Читаем Вестник, или Жизнь Даниила Андеева: биографическая повесть в двенадцати частях полностью

Андреев сближался с теми, в ком находил хотя бы нечто общее. Легко встретить не то чтобы разделяющих его миропонимание, а даже сочувствующих ему, он не надеялся. Шульгин, интересовавший его как исторический деятель и как литератор, оказался человеком религиозным, для которого "загробная жизнь — реальность", с мистическими настроениями. Василий Витальевич даже отчасти разделял его индуистские увлечения, не только веря в опыты йогов, но и в "карму", находя в самом звучании неслучайную близость с русским словом "кара". Но и с Шульгиным, вызывавшим симпатию честностью и ясностью ума, настоящей духовной близости не сложилось. А Парин и Раков, широко образованные, глубокие и тонкие люди, совсем не сочувствовали религиозности Андреева, казавшейся им маниакально — болезненной. Но не могли не оценить и не полюбить Андреева. "От этих лет у меня осталась непреходящая любовь к Даниилу Леонидовичу, преклонение перед его принципиальностью, перед его отношением к жизни как к повседневному творческому горению, — писал Парин, радуясь первой посмертной публикации стихотворений сокамерника. — Он всегда читал нам — нескольким интеллигентным людям из общего населения камеры (13 "з/к") — то, что он писал.
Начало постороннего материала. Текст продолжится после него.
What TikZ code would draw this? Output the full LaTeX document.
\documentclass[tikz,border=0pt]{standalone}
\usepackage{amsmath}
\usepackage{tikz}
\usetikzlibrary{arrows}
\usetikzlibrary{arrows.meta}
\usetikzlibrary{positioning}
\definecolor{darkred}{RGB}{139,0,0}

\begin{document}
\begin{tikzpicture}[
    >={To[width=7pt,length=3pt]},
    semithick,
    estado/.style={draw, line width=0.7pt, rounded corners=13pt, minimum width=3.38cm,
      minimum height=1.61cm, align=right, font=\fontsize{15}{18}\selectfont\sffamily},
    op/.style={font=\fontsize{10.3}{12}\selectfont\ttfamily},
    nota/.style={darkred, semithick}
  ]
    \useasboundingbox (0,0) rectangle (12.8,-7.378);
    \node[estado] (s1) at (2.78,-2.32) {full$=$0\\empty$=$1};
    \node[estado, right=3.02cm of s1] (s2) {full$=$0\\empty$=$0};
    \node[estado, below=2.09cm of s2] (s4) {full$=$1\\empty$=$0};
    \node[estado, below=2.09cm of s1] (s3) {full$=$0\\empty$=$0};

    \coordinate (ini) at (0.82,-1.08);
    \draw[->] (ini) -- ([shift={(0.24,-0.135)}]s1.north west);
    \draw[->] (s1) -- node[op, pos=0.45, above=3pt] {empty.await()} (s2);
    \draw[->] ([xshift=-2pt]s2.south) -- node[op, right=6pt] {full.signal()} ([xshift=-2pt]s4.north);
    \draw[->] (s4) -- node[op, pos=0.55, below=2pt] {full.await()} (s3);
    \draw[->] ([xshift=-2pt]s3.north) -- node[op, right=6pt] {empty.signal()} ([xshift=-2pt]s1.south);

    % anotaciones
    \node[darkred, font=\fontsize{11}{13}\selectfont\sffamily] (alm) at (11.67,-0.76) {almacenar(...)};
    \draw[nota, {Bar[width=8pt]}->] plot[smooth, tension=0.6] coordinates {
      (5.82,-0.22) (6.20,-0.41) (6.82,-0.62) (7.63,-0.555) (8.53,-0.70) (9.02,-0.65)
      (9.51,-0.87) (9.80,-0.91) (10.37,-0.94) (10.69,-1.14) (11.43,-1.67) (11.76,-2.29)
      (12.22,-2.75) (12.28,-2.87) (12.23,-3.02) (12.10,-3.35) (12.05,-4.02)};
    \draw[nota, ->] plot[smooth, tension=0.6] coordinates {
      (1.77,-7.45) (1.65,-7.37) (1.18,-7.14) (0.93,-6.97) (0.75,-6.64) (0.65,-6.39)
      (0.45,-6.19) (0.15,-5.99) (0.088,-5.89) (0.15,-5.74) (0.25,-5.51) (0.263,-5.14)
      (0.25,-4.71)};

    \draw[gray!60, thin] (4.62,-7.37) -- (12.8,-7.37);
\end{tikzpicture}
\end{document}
Во многих случаях с его философской (метаисторической) трактовкой нельзя было согласиться, мы спорили страстно, подолгу, но с сохранением полного взаимного уважения. И даже в таких случаях в конце концов у всех нас оставалось глубокое убеждение в том, что перед нами настоящий поэт, имеющий свое индивидуальное неповторимое видение мира, выношенное в сердце, выстраданное" [455].

Гаральд Нитц, вспоминая Андреева и Ракова тех времен, когда сочинялся "Новейший Плутарх", рассказывал: они написали "что-то очень занимательное и, видимо, смешное… Все смеялись. Мне повезло быть с ними… Интереснейшие люди! Оба так скрасили мое пребывание там…" [456]Нитц и сам сочинительствовал, писал стихи. Видимо, это он перевел тогда несколько стихотворений Даниила Андреева на немецкий. В июне 52–го, когда Раков получил фотографию дочери и радостно показывал ее сокамерникам, Нитц написал стихотворение "Маленькой дочери друга". В нем он писал о семерых узниках, чья жизнь течет заунывно, как песок в часах, давно забывших женскую ласку и обрадованных вместе с другом этим девичьим письмом и фотографией…
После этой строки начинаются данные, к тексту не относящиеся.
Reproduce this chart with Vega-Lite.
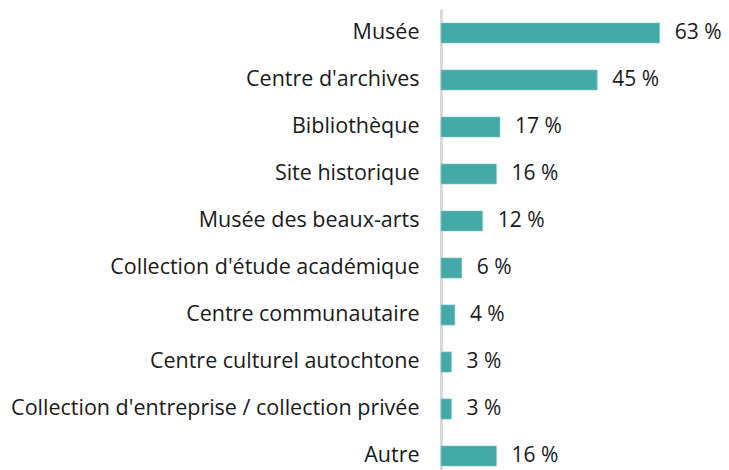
{
  "$schema": "https://vega.github.io/schema/vega-lite/v6.json",
  "autosize": {"type": "none"},
  "width": 243,
  "height": 471,
  "padding": {"left": 441, "top": 9, "right": 45, "bottom": 0},
  "background": "white",
  "config": {"view": {"stroke": null}, "font": "Open Sans"},
  "data": {
    "values": [
      {"cat": "Musée", "pct": 63},
      {"cat": "Centre d'archives", "pct": 45},
      {"cat": "Bibliothèque", "pct": 17},
      {"cat": "Site historique", "pct": 16},
      {"cat": "Musée des beaux-arts", "pct": 12},
      {"cat": "Collection d'étude académique", "pct": 6},
      {"cat": "Centre communautaire", "pct": 4},
      {"cat": "Centre culturel autochtone", "pct": 3},
      {"cat": "Collection d'entreprise / collection privée", "pct": 3},
      {"cat": "Autre", "pct": 16}
    ]
  },
  "encoding": {
    "y": {
      "field": "cat", "type": "nominal", "sort": null,
      "scale": {"paddingInner": 0.57, "paddingOuter": 0.296},
      "axis": {
        "title": null, "ticks": false, "labelPadding": 22,
        "labelFontSize": 21.5, "labelColor": "#1a1a1a", "labelLimit": 500,
        "domainColor": "#d9d9d9", "domainWidth": 3, "grid": false
      }
    },
    "x": {
      "field": "pct", "type": "quantitative",
      "scale": {"domain": [0, 70], "nice": false},
      "axis": null
    }
  },
  "layer": [
    {"mark": {"type": "bar", "color": "#44a9a7", "stroke": "#8fd0cd", "strokeWidth": 0.6}},
    {
      "mark": {"type": "text", "align": "left", "dx": 15, "fontSize": 21, "color": "#1a1a1a", "baseline": "middle"},
      "encoding": {"text": {"field": "label"}}
    }
  ],
  "transform": [{"calculate": "datum.pct + ' %'", "as": "label"}]
}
Часто Андреев спорил с Раковым, особенно на исторические темы. Конек Ракова — история военной формы в России (перед арестом он успел издать "Очерк — путеводитель по выставке "Русская военная форма""). Она стала темой его рассказов — лекций в "академической" камере. Но не только она. Блестящая эрудиция Ракова была широкой — от античности до трудов отцов церкви, от статей Константина Леонтьева до истории русского флота.


В. В. Парин


В тогда же написанном Раковым литературоведческом эссе "Судьба Онегина" истина выясняется, как в платоновских диалогах, в спорах. Четверо больных (понятно, заключенных) в одной палате (камере) несколько вечеров обсуждают X главу "Евгения Онегина": "У нас сложилась традиция открывать собеседования за ужином".
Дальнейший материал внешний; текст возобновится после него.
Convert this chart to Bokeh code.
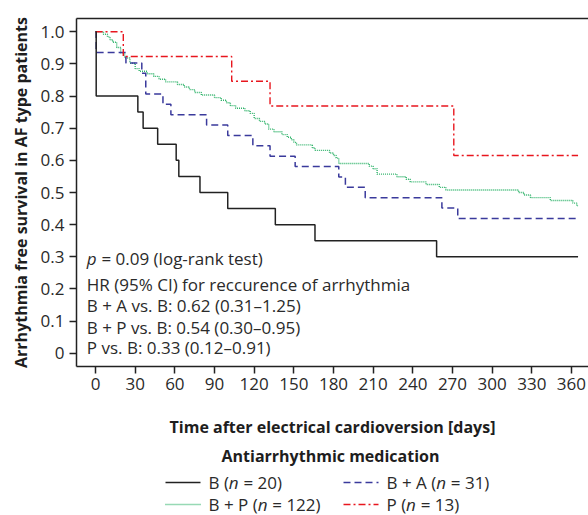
from bokeh.plotting import figure
from bokeh.models import LinearAxis, FixedTicker
from bokeh.layouts import column
from bokeh.core.properties import value
from bokeh.embed import file_html
from bokeh.resources import INLINE

# ---------------- data ----------------
days_B = [0, 0.5, 32, 36, 47, 61, 63, 79, 100, 136, 166, 258, 365]
surv_B = [1.0, 0.80, 0.75, 0.70, 0.65, 0.60, 0.55, 0.50, 0.45, 0.40, 0.35, 0.30, 0.30]

days_BA = [0, 0.5, 23, 35, 38, 51, 57, 84, 100, 119, 132, 151, 184, 189, 204, 262, 274, 365]
surv_BA = [1.0, 0.935, 0.903, 0.871, 0.806, 0.774, 0.742, 0.710, 0.677, 0.645, 0.613,
           0.581, 0.548, 0.516, 0.484, 0.452, 0.419, 0.419]

days_BP = [0, 6, 9, 11, 13, 16, 19, 22, 26, 30, 33, 39, 44, 48, 53, 62, 67, 71, 75, 80,
           90, 95, 99, 102, 106, 113, 117, 120, 124, 128, 131, 135, 141, 145, 148, 150,
           152, 164, 166, 177, 180, 182, 184, 207, 210, 213, 228, 235, 238, 250, 260,
           265, 320, 324, 329, 344, 361, 364, 365]
surv_BP = [1.0, 0.992, 0.984, 0.975, 0.967, 0.951, 0.934, 0.918, 0.902, 0.885, 0.877,
           0.869, 0.861, 0.852, 0.844, 0.836, 0.828, 0.820, 0.811, 0.803, 0.795, 0.787,
           0.779, 0.770, 0.762, 0.754, 0.746, 0.730, 0.721, 0.713, 0.697, 0.689, 0.680,
           0.672, 0.664, 0.656, 0.648, 0.639, 0.631, 0.623, 0.615, 0.607, 0.590, 0.582,
           0.574, 0.557, 0.549, 0.541, 0.533, 0.525, 0.516, 0.508, 0.500, 0.492, 0.484,
           0.475, 0.467, 0.459, 0.459]

days_P = [0, 21, 103, 132, 271, 365]
surv_P = [1.0, 0.923, 0.846, 0.769, 0.615, 0.615]

x_ticks = [0, 30, 60, 90, 120, 150, 180, 210, 240, 270, 300, 330, 360]
y_ticks = [0, 0.1, 0.2, 0.3, 0.4, 0.5, 0.6, 0.7, 0.8, 0.9, 1.0]
y_tick_labels = ["0", "0.1", "0.2", "0.3", "0.4", "0.5", "0.6", "0.7", "0.8", "0.9", "1.0"]

groups = ["B", "B + A", "B + P", "P"]
group_n = [20, 31, 122, 13]

p_text = "= 0.09 (log-rank test)"
hr_lines = ["HR (95% CI) for reccurence of arrhythmia",
            "B + A vs. B: 0.62 (0.31\u20131.25)",
            "B + P vs. B: 0.54 (0.30\u20130.95)",
            "P vs. B: 0.33 (0.12\u20130.91)"]

# ---------------- style ----------------
FONT = "Open Sans"
TXT = "#2a2a2a"
FS = 17
colors = {"B": "#222222", "B + A": "#3a3a9c", "B + P": "#2fb36a", "P": "#e8161e"}
dashes = {"B": "solid", "B + A": "7 4", "B + P": "1 1", "P": "7 3 2 3"}
widths = {"B": 1.5, "B + A": 1.5, "B + P": 1.4, "P": 1.4}

p = figure(width=588, height=440, x_range=(-14.4, 372.9), y_range=(-0.041, 1.041),
           output_backend="svg", toolbar_location=None,
           min_border_left=76, min_border_right=0, min_border_top=18, min_border_bottom=74)
p.outline_line_color = None
p.grid.visible = False
p.background_fill_color = "white"

series = {"B": (days_B, surv_B), "B + A": (days_BA, surv_BA),
          "B + P": (days_BP, surv_BP), "P": (days_P, surv_P)}
for g in ["B + P", "B + A", "P", "B"]:
    xs, ys = series[g]
    p.step(xs, ys, mode="after", line_color=colors[g], line_dash=dashes[g],
           line_width=widths[g])

# axes
for ax in (p.xaxis[0], p.yaxis[0]):
    ax.axis_line_color = "#222222"
    ax.axis_line_width = 1.5
    ax.major_tick_line_color = "#222222"
    ax.major_tick_line_width = 1.5
    ax.major_tick_out = 7
    ax.major_tick_in = 0
    ax.minor_tick_line_color = None
    ax.major_label_text_font = FONT
    ax.major_label_text_font_size = "%dpx" % FS
    ax.major_label_text_color = TXT
    ax.axis_label_text_font = FONT
    ax.axis_label_text_font_style = "bold"
    ax.axis_label_text_font_size = "16px"
    ax.axis_label_text_color = "#1e1e1e"

p.xaxis.ticker = FixedTicker(ticks=x_ticks)
p.xaxis.major_label_standoff = 4
p.xaxis.axis_label = "Time after electrical cardioversion [days]"
p.xaxis.axis_label_standoff = 23

p.yaxis.ticker = FixedTicker(ticks=y_ticks)
p.yaxis.major_label_overrides = {t: s for t, s in zip(y_ticks, y_tick_labels)}
p.yaxis.major_label_standoff = 5
p.yaxis.axis_label = "Arrhythmia free survival in AF type patients"
p.yaxis.axis_label_standoff = 6

top = LinearAxis(ticker=FixedTicker(ticks=[]), major_label_text_font_size="0px",
                 major_tick_line_color=None, minor_tick_line_color=None,
                 axis_line_color="#222222", axis_line_width=1.5)
p.add_layout(top, "above")

# approximate Open Sans advance widths (em) for positioning italic pieces
W = {" ": 0.26, "(": 0.29, ")": 0.29, "+": 0.57, "=": 0.57, "A": 0.633, "B": 0.648,
     "P": 0.603, "n": 0.60, "p": 0.60}


def tw(s, fs=FS):
    return sum(W.get(c, 0.57) for c in s) * fs


# in-plot annotation text
tx = -6.6
p.text(x=[tx], y=[0.294], text=["p"], text_font=value(FONT), text_font_style="italic",
       text_font_size="%dpx" % FS, text_color=TXT, text_baseline="middle", text_align="left")
p.text(x=[tx], y=[0.294], text=[p_text], x_offset=tw("p") + tw(" "), text_font=value(FONT),
       text_font_size="%dpx" % FS, text_color=TXT, text_baseline="middle", text_align="left")
p.text(x=[tx] * 4, y=[0.213, 0.148, 0.081, 0.017], text=hr_lines, text_font=value(FONT),
       text_font_size="%dpx" % FS, text_color=TXT, text_baseline="middle", text_align="left")

# ---------------- legend panel (frame aligned with the main frame: x 76..588) ----------------
q = figure(width=588, height=75, x_range=(76, 588), y_range=(0, 75),
           output_backend="svg", toolbar_location=None,
           x_axis_type=None, y_axis_type=None,
           min_border_left=76, min_border_right=0, min_border_top=0, min_border_bottom=0)
q.outline_line_color = None
q.grid.visible = False

q.text(x=[330], y=[60], text=["Antiarrhythmic medication"], text_font=value(FONT),
       text_font_style="bold", text_font_size="16px", text_color="#1e1e1e",
       text_align="center", text_baseline="middle")

col_x = [165, 343]
row_y = [33, 11]
order = [("B", 0, 0), ("B + A", 0, 1), ("B + P", 1, 0), ("P", 1, 1)]
for g, r, c in order:
    n = group_n[groups.index(g)]
    x0 = col_x[c]
    y0 = row_y[r]
    q.line([x0, x0 + 35], [y0, y0], line_color=colors[g], line_dash=dashes[g],
           line_width=widths[g])
    tx0 = x0 + 43
    pre = g + " ("
    suf = "= %d)" % n
    q.text(x=[tx0], y=[y0], text=[pre], text_font=value(FONT), text_font_size="%dpx" % FS,
           text_color=TXT, text_baseline="middle", text_align="left")
    q.text(x=[tx0], y=[y0], text=["n"], x_offset=tw(pre), text_font=value(FONT),
           text_font_style="italic", text_font_size="%dpx" % FS, text_color=TXT,
           text_baseline="middle", text_align="left")
    q.text(x=[tx0], y=[y0], text=[suf], x_offset=tw(pre) + tw("n") + tw(" "),
           text_font=value(FONT), text_font_size="%dpx" % FS, text_color=TXT,
           text_baseline="middle", text_align="left")

layout = column(p, q, spacing=0)
open("out.html", "w").write(file_html(layout, INLINE))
Трое спорящих узнаются безошибочно, это — Андреев, Парин и сам автор. Андреев в тексте назван Никитой Ивановичем. "Никита Иванович, — сообщает Павел Павлович, персонаж представляющий автора, — мой большой друг, редкий писательский и поэтический талант которого был известен и признан только обитателями нашей палаты, он ничего не успел напечатать". Парин назван Петром Николаевичем, о нем говорится — "ученый физиолог, казавшийся старше своих пятидесяти лет благодаря окладистой серебряной бороде, похожей на бороду адмирала Макарова…" Кто такой четвертый собеседник — Федор Алексеевич, названный специалистом по истории русской литературы, определенно сказать трудно. Но вероятнее всего, это Борис Леонтьевич Сучков, профессиональный литературовед, правда, больше чем русской литературой, занимавшийся зарубежной — немецкой и французской. В тюрьму, перед арестом работавший на идеологическом посту директора Издательства иностранной литературы, он попал как американский шпион. Как шпионка сидела в лагере его жена, актриса. Но Сучков и в камере отстаивал идейные позиции советского литературоведения. Замечание Ракова, что "Федор Алексеевич Пруста не любил за "бергсонианство", "архиснобизм", "аполитичность", "бесконечное копание в себе"", наверное, не случайно, позднее Сучков писал и о Прусте. Хотя Прустом увлекался и сам Раков. Тюремные беседы и споры о Пушкине, конечно, не придуманы. Их отзвуки попали на страницы "Розы Мира", посвященные Пушкину.